# Start of SUPPLIED INFORMATION

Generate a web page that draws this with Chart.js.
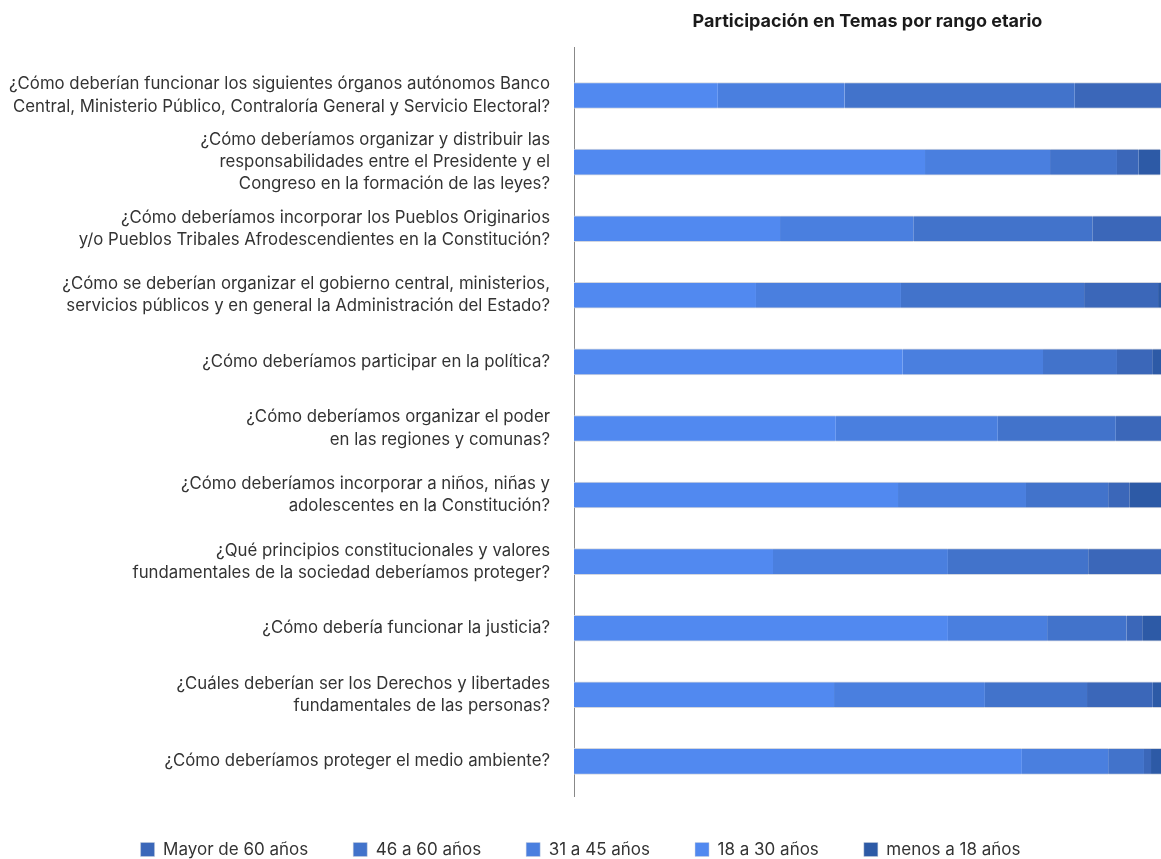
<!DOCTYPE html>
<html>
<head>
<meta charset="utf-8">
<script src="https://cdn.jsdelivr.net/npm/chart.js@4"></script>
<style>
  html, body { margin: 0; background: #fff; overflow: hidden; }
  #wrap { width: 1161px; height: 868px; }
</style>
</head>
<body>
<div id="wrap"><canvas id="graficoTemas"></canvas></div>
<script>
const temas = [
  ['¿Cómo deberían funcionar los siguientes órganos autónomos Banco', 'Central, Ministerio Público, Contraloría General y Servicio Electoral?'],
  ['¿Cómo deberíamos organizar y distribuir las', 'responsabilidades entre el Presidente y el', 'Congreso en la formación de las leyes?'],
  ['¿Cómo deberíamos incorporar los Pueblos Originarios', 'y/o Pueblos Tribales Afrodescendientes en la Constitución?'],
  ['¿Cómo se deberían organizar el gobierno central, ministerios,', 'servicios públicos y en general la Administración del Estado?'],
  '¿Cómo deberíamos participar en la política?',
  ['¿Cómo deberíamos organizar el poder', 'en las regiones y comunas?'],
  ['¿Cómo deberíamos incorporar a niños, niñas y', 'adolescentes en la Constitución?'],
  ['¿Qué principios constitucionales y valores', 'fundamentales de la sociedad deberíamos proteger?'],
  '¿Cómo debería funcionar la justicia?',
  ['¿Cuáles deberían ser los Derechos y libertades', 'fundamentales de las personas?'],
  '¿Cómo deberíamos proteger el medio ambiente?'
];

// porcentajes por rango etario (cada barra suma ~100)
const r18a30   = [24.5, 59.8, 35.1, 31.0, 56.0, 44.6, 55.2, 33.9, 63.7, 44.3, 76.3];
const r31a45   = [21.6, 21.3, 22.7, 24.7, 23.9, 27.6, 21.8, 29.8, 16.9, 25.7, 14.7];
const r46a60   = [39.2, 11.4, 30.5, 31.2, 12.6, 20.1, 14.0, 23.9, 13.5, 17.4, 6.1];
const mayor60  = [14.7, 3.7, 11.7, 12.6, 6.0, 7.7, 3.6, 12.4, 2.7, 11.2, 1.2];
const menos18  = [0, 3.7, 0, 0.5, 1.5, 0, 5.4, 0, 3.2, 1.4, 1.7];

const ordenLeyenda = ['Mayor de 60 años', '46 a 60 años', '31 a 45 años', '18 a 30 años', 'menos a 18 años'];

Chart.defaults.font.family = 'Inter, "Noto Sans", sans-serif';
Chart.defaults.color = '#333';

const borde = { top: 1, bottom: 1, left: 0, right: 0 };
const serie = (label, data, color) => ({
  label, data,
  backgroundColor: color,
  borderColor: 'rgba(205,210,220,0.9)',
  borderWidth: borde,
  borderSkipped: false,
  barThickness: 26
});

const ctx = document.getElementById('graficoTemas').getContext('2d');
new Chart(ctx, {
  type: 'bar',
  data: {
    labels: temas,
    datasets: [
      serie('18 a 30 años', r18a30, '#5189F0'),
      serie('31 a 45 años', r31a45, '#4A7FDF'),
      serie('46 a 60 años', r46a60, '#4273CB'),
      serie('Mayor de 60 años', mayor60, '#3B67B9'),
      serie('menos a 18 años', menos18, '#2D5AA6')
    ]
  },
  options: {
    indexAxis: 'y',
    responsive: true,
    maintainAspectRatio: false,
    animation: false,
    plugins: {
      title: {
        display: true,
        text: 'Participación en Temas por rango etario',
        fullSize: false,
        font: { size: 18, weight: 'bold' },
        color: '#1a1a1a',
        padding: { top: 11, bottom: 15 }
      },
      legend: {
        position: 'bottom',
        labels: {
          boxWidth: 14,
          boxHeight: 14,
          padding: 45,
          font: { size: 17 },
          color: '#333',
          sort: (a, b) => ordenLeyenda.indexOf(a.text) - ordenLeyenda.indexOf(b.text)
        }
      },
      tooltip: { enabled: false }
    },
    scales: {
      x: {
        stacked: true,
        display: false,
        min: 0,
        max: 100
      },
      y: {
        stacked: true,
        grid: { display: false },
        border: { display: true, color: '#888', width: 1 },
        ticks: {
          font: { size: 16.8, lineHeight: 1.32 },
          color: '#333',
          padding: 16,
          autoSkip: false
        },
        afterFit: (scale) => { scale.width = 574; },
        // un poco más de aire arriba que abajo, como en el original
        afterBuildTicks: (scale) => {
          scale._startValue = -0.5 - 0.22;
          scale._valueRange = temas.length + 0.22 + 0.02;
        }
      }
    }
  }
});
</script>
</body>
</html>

# End of SUPPLIED INFORMATION

→ **SET PROBLEM**
Restate, line by line and word for word, everything from the top of the material through the line that contains "const ordenLeyenda = ['Mayor". Leave pictures out.

→ **EXERCISE RESULT**
Generate a web page that draws this with Chart.js.
<!DOCTYPE html>
<html>
<head>
<meta charset="utf-8">
<script src="https://cdn.jsdelivr.net/npm/chart.js@4"></script>
<style>
  html, body { margin: 0; background: #fff; overflow: hidden; }
  #wrap { width: 1161px; height: 868px; }
</style>
</head>
<body>
<div id="wrap"><canvas id="graficoTemas"></canvas></div>
<script>
const temas = [
  ['¿Cómo deberían funcionar los siguientes órganos autónomos Banco', 'Central, Ministerio Público, Contraloría General y Servicio Electoral?'],
  ['¿Cómo deberíamos organizar y distribuir las', 'responsabilidades entre el Presidente y el', 'Congreso en la formación de las leyes?'],
  ['¿Cómo deberíamos incorporar los Pueblos Originarios', 'y/o Pueblos Tribales Afrodescendientes en la Constitución?'],
  ['¿Cómo se deberían organizar el gobierno central, ministerios,', 'servicios públicos y en general la Administración del Estado?'],
  '¿Cómo deberíamos participar en la política?',
  ['¿Cómo deberíamos organizar el poder', 'en las regiones y comunas?'],
  ['¿Cómo deberíamos incorporar a niños, niñas y', 'adolescentes en la Constitución?'],
  ['¿Qué principios constitucionales y valores', 'fundamentales de la sociedad deberíamos proteger?'],
  '¿Cómo debería funcionar la justicia?',
  ['¿Cuáles deberían ser los Derechos y libertades', 'fundamentales de las personas?'],
  '¿Cómo deberíamos proteger el medio ambiente?'
];

// porcentajes por rango etario (cada barra suma ~100)
const r18a30   = [24.5, 59.8, 35.1, 31.0, 56.0, 44.6, 55.2, 33.9, 63.7, 44.3, 76.3];
const r31a45   = [21.6, 21.3, 22.7, 24.7, 23.9, 27.6, 21.8, 29.8, 16.9, 25.7, 14.7];
const r46a60   = [39.2, 11.4, 30.5, 31.2, 12.6, 20.1, 14.0, 23.9, 13.5, 17.4, 6.1];
const mayor60  = [14.7, 3.7, 11.7, 12.6, 6.0, 7.7, 3.6, 12.4, 2.7, 11.2, 1.2];
const menos18  = [0, 3.7, 0, 0.5, 1.5, 0, 5.4, 0, 3.2, 1.4, 1.7];

const ordenLeyenda = ['Mayor de 60 años', '46 a 60 años', '31 a 45 años', '18 a 30 años', 'menos a 18 años'];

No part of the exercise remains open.